§ Goal
Repeat exactly the lines running from the first line of the data to the line containing "(sBt) at (289,878)", both ends included, and nothing else; drop the pictures.

§ Record set
--------

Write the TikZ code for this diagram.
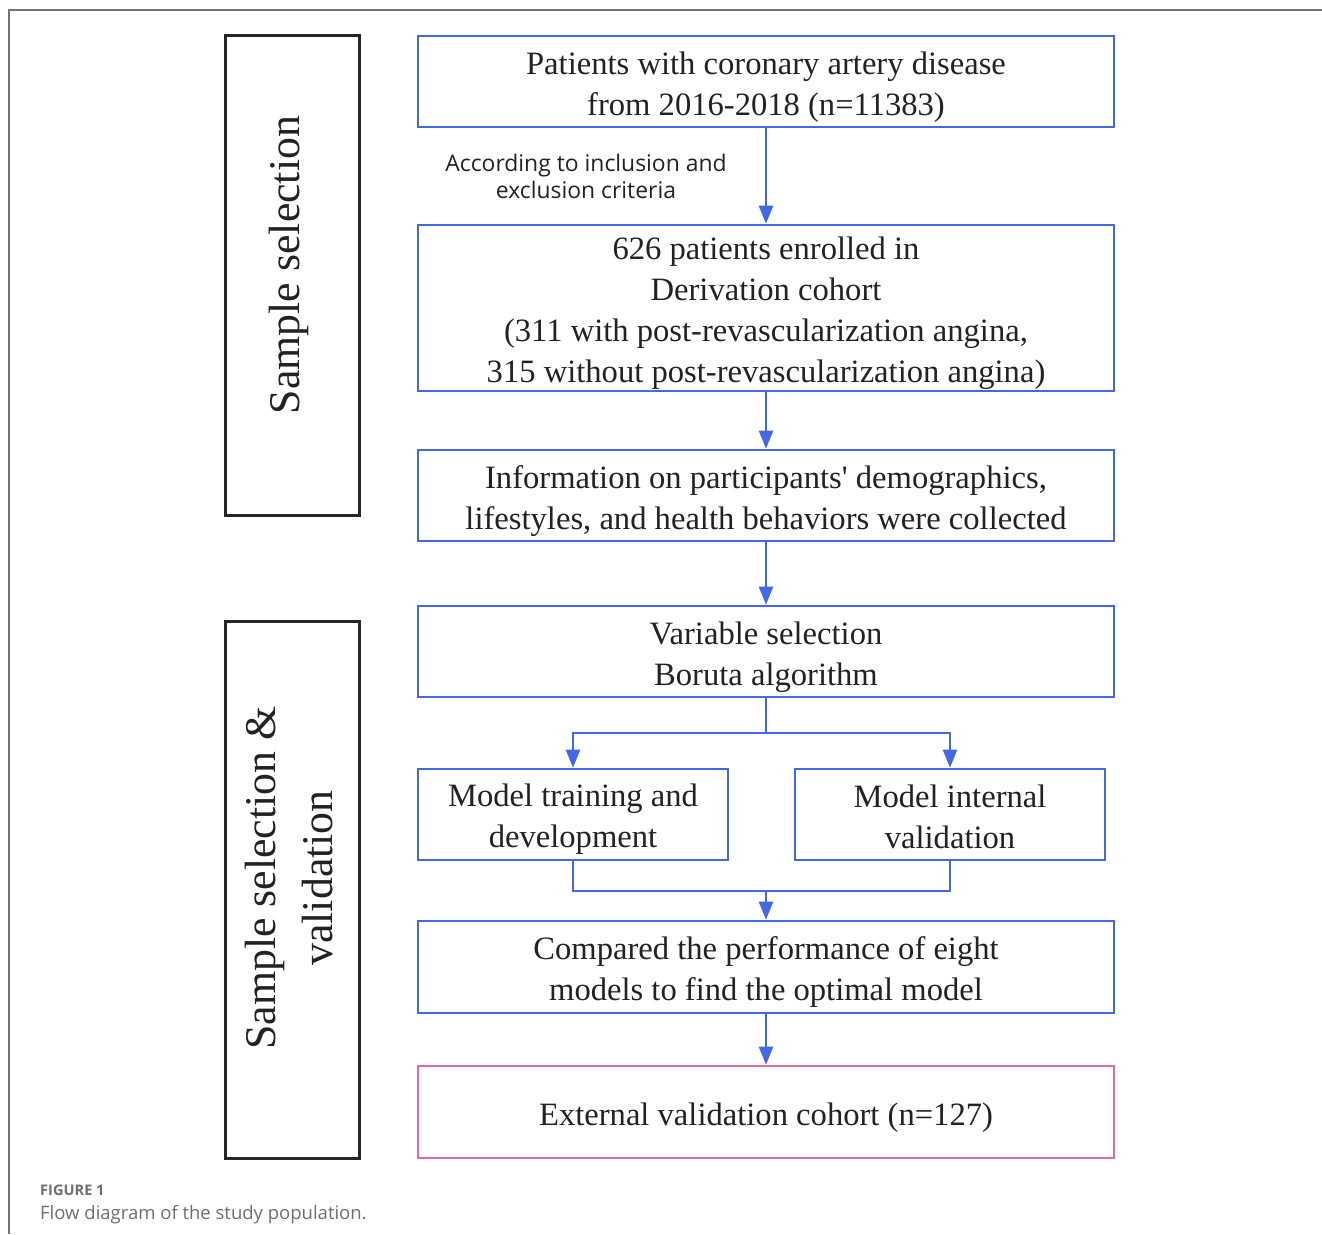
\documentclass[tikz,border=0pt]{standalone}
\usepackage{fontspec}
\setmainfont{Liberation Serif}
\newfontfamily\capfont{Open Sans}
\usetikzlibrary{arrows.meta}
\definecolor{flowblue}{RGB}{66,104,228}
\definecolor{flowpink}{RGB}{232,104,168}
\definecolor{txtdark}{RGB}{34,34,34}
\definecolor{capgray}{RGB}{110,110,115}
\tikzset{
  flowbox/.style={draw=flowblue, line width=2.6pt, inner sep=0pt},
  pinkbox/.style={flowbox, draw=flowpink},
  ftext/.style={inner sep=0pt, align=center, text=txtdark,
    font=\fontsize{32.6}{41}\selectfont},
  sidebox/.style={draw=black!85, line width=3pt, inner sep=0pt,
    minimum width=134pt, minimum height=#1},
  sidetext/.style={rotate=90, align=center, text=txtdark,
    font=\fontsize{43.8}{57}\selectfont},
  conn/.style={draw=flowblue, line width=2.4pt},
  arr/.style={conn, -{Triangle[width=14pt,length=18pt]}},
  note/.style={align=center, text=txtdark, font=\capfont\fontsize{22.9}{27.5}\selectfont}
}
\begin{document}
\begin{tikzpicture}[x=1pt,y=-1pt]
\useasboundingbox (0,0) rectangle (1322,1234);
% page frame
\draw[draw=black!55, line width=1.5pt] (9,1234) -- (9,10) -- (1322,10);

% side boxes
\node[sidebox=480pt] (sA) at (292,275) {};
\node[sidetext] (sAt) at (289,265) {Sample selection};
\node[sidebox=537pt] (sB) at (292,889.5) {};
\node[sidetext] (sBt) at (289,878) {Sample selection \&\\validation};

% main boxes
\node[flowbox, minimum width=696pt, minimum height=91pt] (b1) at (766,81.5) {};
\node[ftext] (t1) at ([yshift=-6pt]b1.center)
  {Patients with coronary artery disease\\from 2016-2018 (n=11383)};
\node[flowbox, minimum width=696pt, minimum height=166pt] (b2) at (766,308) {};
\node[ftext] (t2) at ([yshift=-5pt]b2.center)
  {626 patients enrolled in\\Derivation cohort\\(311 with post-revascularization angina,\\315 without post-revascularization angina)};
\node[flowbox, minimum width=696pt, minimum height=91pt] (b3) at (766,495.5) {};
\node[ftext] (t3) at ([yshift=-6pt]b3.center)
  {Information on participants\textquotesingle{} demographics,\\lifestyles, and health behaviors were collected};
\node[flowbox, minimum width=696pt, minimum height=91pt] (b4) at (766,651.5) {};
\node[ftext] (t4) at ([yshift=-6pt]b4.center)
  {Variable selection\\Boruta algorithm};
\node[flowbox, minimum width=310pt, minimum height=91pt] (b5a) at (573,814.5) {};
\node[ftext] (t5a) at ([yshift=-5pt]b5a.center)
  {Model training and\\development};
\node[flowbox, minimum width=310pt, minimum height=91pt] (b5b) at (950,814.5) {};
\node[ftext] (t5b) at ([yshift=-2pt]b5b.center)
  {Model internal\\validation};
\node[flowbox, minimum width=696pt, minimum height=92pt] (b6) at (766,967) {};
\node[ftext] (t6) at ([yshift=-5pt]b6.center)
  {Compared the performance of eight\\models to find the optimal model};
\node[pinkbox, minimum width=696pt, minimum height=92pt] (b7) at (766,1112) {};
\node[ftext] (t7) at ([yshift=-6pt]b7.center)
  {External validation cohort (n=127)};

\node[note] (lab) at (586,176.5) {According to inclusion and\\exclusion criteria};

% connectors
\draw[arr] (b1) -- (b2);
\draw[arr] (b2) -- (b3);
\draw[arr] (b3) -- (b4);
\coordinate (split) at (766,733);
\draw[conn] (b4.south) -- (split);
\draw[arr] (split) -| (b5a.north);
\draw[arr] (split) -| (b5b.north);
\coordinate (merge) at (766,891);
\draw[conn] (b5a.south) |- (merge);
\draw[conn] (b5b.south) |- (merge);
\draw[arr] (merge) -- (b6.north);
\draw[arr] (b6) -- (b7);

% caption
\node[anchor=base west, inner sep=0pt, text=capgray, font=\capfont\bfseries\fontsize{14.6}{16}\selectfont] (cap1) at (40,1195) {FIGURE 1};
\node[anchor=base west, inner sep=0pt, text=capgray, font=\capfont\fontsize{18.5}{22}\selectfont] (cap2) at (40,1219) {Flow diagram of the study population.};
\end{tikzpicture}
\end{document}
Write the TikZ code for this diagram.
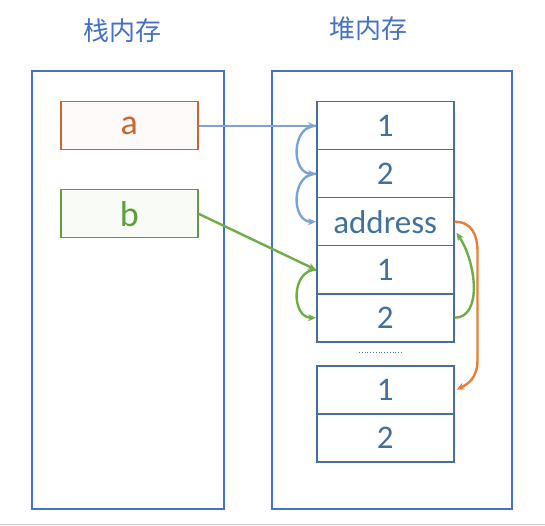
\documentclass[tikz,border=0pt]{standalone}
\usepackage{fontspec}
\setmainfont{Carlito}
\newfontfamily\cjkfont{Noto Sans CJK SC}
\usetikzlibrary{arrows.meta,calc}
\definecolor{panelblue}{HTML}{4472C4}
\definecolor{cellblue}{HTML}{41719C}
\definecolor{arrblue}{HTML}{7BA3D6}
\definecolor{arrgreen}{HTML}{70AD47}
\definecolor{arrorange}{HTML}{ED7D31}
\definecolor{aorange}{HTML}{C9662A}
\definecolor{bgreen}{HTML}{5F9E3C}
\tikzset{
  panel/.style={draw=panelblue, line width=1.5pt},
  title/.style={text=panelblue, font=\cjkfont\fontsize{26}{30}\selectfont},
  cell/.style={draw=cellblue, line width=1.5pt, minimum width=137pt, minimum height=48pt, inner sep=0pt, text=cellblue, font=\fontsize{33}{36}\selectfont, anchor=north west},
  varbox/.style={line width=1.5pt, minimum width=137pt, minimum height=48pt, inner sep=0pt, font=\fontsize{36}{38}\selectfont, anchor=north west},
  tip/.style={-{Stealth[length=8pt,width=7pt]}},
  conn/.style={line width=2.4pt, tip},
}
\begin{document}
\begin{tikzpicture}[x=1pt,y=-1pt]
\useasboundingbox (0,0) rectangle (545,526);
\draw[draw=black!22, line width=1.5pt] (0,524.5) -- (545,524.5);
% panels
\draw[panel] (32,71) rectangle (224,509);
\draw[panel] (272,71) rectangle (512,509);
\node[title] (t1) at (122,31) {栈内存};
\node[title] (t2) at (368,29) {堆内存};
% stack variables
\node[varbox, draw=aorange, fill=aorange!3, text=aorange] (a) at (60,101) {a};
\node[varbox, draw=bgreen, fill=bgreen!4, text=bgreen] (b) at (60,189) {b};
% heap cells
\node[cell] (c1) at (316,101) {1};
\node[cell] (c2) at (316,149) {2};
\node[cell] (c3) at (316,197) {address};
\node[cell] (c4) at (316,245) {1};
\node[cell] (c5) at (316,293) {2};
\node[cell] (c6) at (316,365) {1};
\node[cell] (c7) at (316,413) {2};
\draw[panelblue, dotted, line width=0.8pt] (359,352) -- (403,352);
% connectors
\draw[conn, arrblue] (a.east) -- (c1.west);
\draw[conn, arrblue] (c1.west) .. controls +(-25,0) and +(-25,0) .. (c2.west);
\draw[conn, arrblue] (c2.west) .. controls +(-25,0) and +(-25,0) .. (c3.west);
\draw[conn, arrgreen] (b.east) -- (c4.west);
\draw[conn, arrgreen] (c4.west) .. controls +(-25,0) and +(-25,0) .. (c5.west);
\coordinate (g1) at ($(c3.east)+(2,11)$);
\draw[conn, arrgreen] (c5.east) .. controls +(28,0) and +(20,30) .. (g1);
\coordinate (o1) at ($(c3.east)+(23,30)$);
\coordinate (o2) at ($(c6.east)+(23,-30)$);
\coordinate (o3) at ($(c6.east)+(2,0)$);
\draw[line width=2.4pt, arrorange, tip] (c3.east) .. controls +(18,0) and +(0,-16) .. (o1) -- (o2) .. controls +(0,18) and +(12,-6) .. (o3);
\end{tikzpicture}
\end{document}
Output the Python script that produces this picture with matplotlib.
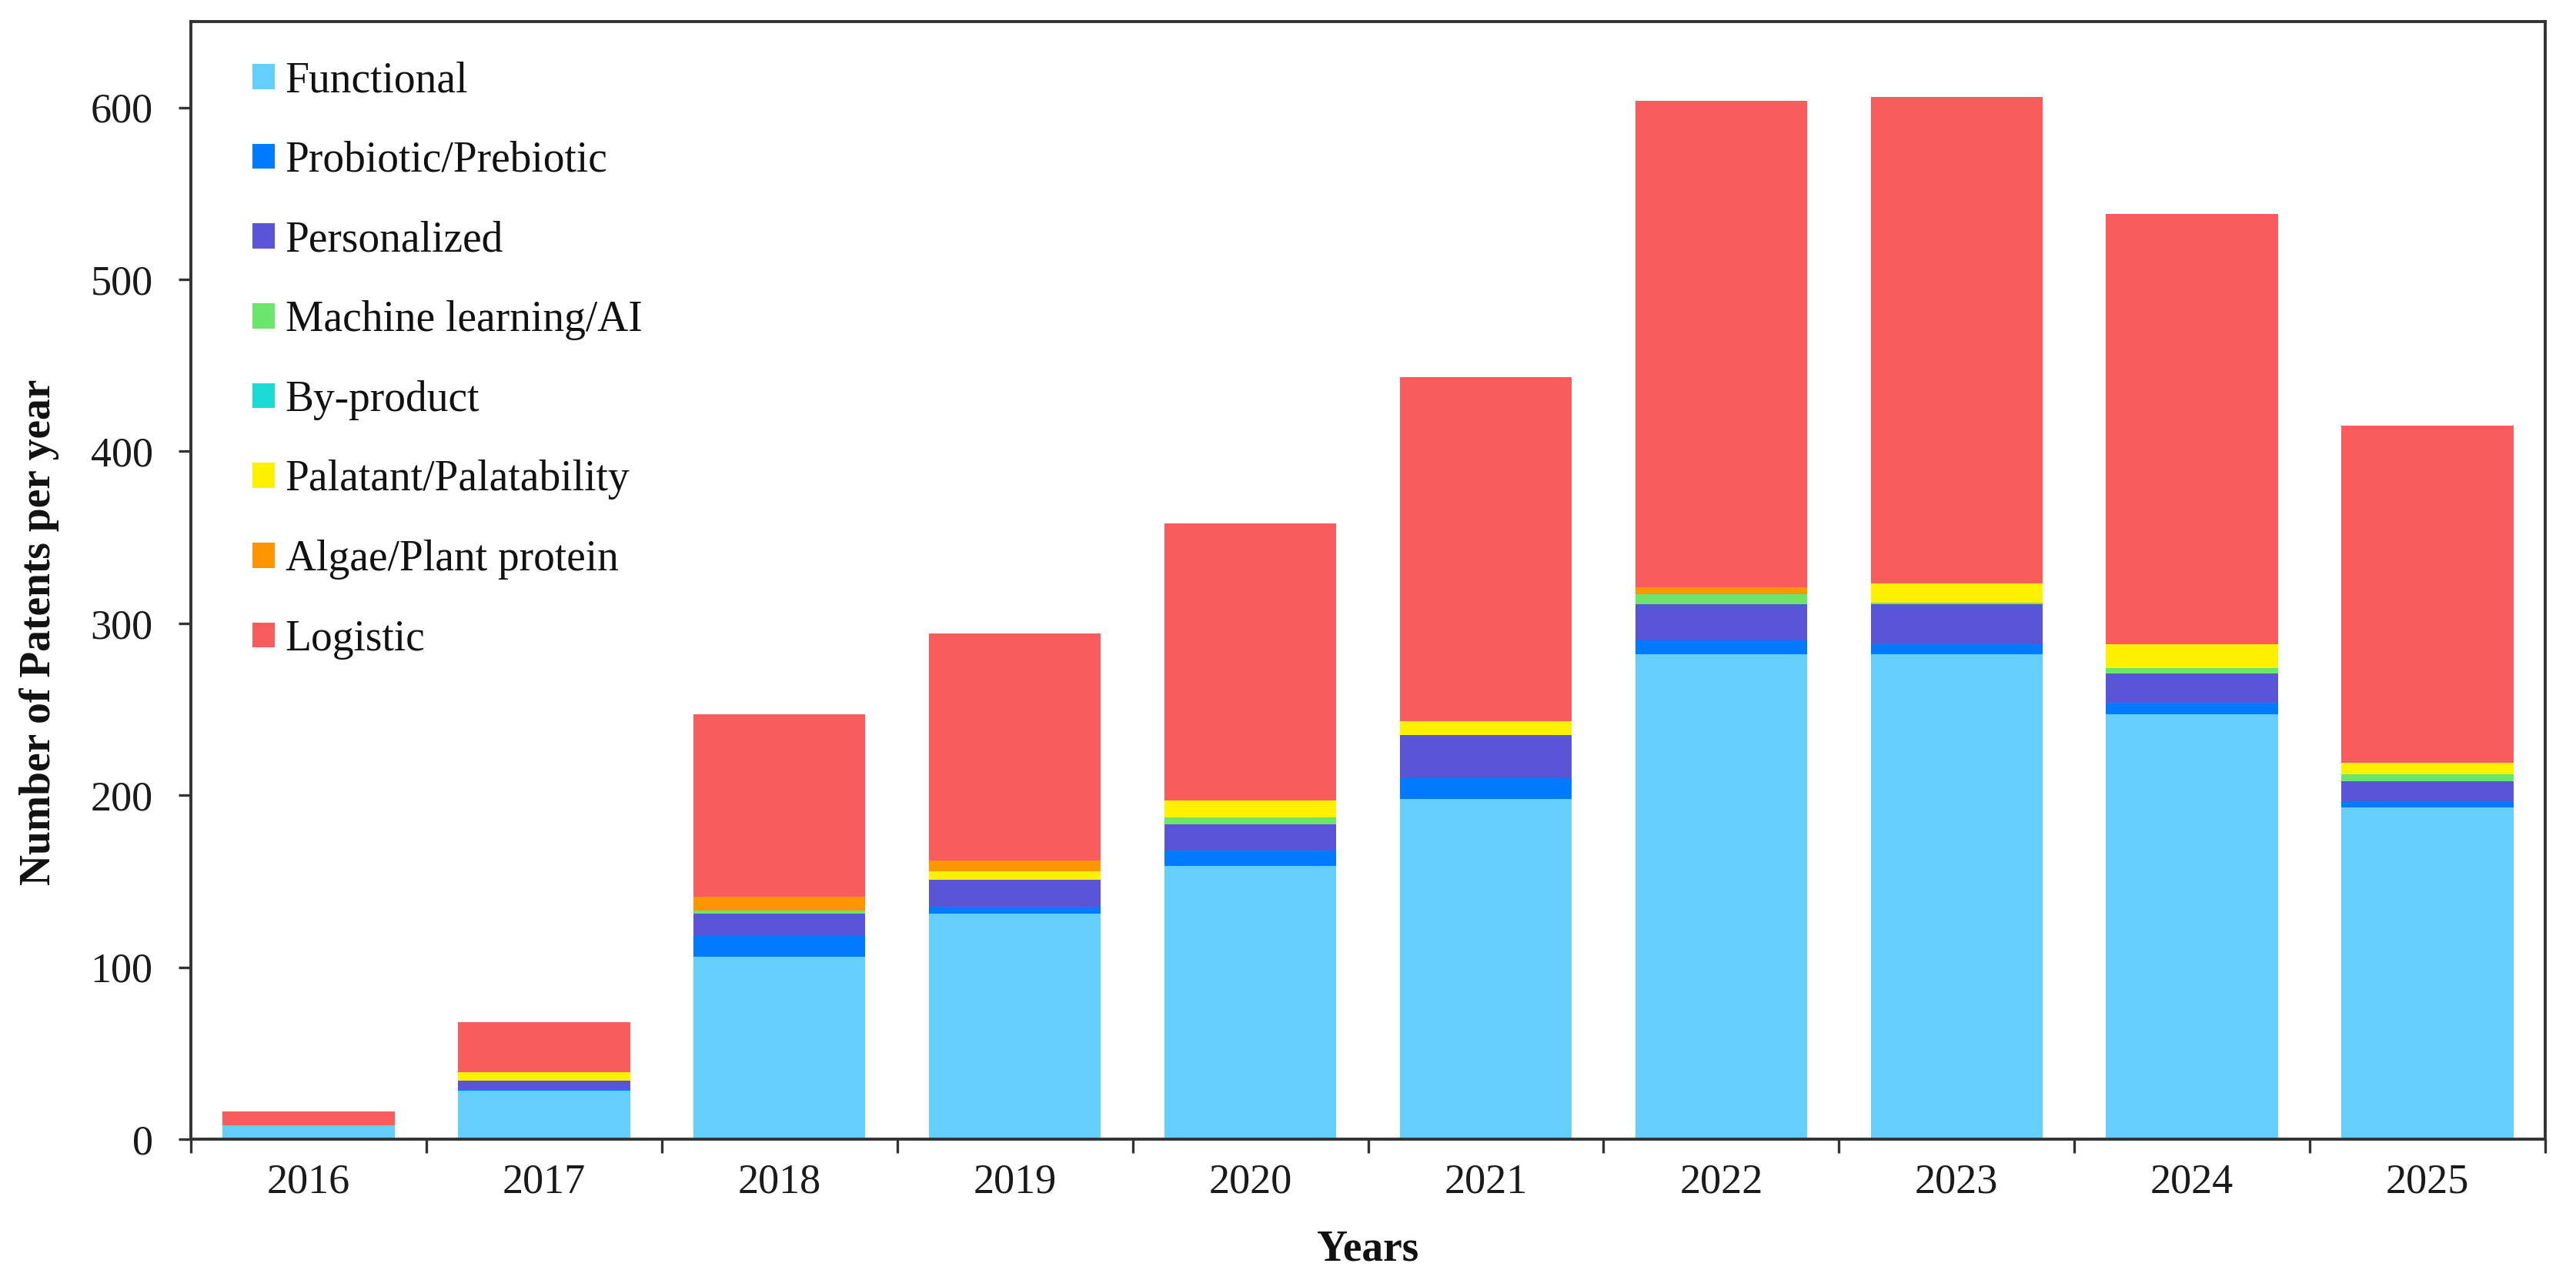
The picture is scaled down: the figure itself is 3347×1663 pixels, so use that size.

--------

§ Answer to the exercise
Write the TikZ code for this diagram.
\documentclass[tikz,border=0pt]{standalone}
\usepackage{fontspec}
\setmainfont{Liberation Serif}
\newfontfamily\capfont{Open Sans}
\usetikzlibrary{arrows.meta}
\definecolor{flowblue}{RGB}{66,104,228}
\definecolor{flowpink}{RGB}{232,104,168}
\definecolor{txtdark}{RGB}{34,34,34}
\definecolor{capgray}{RGB}{110,110,115}
\tikzset{
  flowbox/.style={draw=flowblue, line width=2.6pt, inner sep=0pt},
  pinkbox/.style={flowbox, draw=flowpink},
  ftext/.style={inner sep=0pt, align=center, text=txtdark,
    font=\fontsize{32.6}{41}\selectfont},
  sidebox/.style={draw=black!85, line width=3pt, inner sep=0pt,
    minimum width=134pt, minimum height=#1},
  sidetext/.style={rotate=90, align=center, text=txtdark,
    font=\fontsize{43.8}{57}\selectfont},
  conn/.style={draw=flowblue, line width=2.4pt},
  arr/.style={conn, -{Triangle[width=14pt,length=18pt]}},
  note/.style={align=center, text=txtdark, font=\capfont\fontsize{22.9}{27.5}\selectfont}
}
\begin{document}
\begin{tikzpicture}[x=1pt,y=-1pt]
\useasboundingbox (0,0) rectangle (1322,1234);
% page frame
\draw[draw=black!55, line width=1.5pt] (9,1234) -- (9,10) -- (1322,10);

% side boxes
\node[sidebox=480pt] (sA) at (292,275) {};
\node[sidetext] (sAt) at (289,265) {Sample selection};
\node[sidebox=537pt] (sB) at (292,889.5) {};
\node[sidetext] (sBt) at (289,878) {Sample selection \&\\validation};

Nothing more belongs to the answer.